Tuesday, February 14, 2012

magic shows of our lives

There's a song by Kanye West ft. Bon Iver entitled "Lost in the World", which I find to be rather haunting... comforting and unnerving, hopeless yet strangely confident.  It's been running through my mind, so I gave it a listen before crawling into bed for the night.  As it played, I realized how little music I've listened to since the Africa trip... which is quite a strange phenomenon.   It seems I've been strangely focused on work these last two weeks... well, that and healing from the bizarre amount of illnesses which challenged my body's immune system.  And, though I'm fairly exhausted, I feel it's about time to write a bit.

I'm struck tonight by appearances and perspectives. Not only what we experience, but what other people think we experience.  It brings to mind magic shows or the movie I love, The Prestige.  The illusionist presents a particular image for the audience.  He knows the truth and reality of the illusion, the raw framework of the trick.  But the audience sees the veil, the finished product, the "magic".  Of course, despite knowing a lie exists, they are sill amazed.  And, if the magician is successful, the truth will not be seen by the crowd.  

So often, we present or give forth part of ourselves - an image that people may want to see or how we want people to perceive us. But, just like the magician veiling the magic trick, there's truth and reality underneath to be shown when exposed.  Of course, at times that shroud is necessary.. either to prevent hurt or maintain boundaries.  It brings to mind a conversation with an older gentleman at work who likes to remind me of my tender age and non-street credibility.  He told me, "I lie to you all the time, but see, you don't know that I'm lying to you.. because I live that life, baby".   Not surprising or particular interesting to me that he may lie.. afterall, he spends a good deal of time hustling and using drugs.  But, I wonder if it would dampen his spirits to know how completely aware of his lies I was/am.. though I often choose silence as the response.  

And what is the purpose of the veil, the way in which we present ourselves?  It's certainly not always a positive one, but rather the ideal type to meet whatever self-proclaimed goal we've set. Ruled by fear? Maybe.  Created out of fear/trauma?  In a lot of cases perhaps.  Driven by insecurity?
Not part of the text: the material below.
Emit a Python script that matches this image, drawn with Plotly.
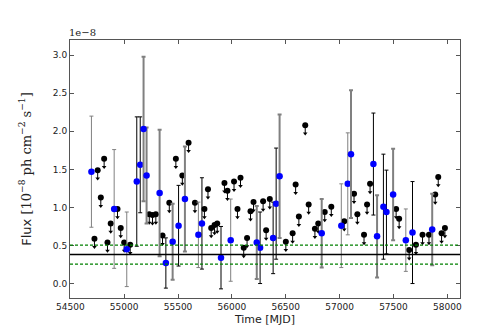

At times.  

Patterns.  Cycles of behavior.  It seems once ruts are created... once that path is tread so often it becomes well-worn.  I was always amazed at my parent's farm how the cats managed to make little trails through the grass.  Seems completely bizarre to me that soft-padded cats' feet would travel down one line so often as to make a visible line in the grass.   It's truly incredible how patterns and cycles of behavior can trap in a very powerful net, which is often invisible to ourselves.. but quite apparent to others (just the reverse of the magic trick). 

At times I feel discouraged at work.. feel the weight and pressure of housing people, with inadequate resources and wayward clients, who are never quite "finished with their business" and ready to get treatment and/or housing.  Breaking the cycles... changing the patterns... hitting that bump or getting that push which shoves us off the well-worn troublesome path and onto a new journey - that's where my mind is drawn continually these last few weeks.  Breaking the negative patterns of behavior and thought in replacement of new, more positive/healthy ones. 

Back to appearances and perspectives.  It's very difficult to break a pattern and cycle of behavior if people's responses to us become completely predictable.  Rather than hope to find new responses, we begin to assume that none exist - thereby exacerbating and reinforcing the negative pattern more.

My morning started with a great conversation with a man who struggles with alcohol. He tends to be rather opinionated and loud-mouthed, a combination which generally ends in arguments and hostility with others.  Certainly we've had a number of lively discussions!  However, while drinking coffee/tea early this morning, he was rather mellow.  We spoke about change... and the difficulty in taking the "plunge" or needed steps to catapult the change.  The known becomes more comfortable and safe than the unknown, despite the discomfort with the known.  Patterns.  We find solace and safety in those knowns... rightly so.  However, as the knowledge for change becomes necessary, it certainly would be great to find a recipe for easing the difficulty and fear of change.  Of course, scholars study and research and theorize all sorts of wonderful change models.. but at the end of the day, breaking familiar patterns of behavior is just plain hard.  And, to some - impossible.  

But, I am completely convinced (or at least cautiously optimistic), that change happens through relationships.  Patterns of behavior will not be broken until a different response is provided.  Perhaps, as with a magic show, people are not always presenting the truth but rather a veiled interpretation of themselves. 

People love magic shows, despite the knowledge of the lie that exists to cover up the reality.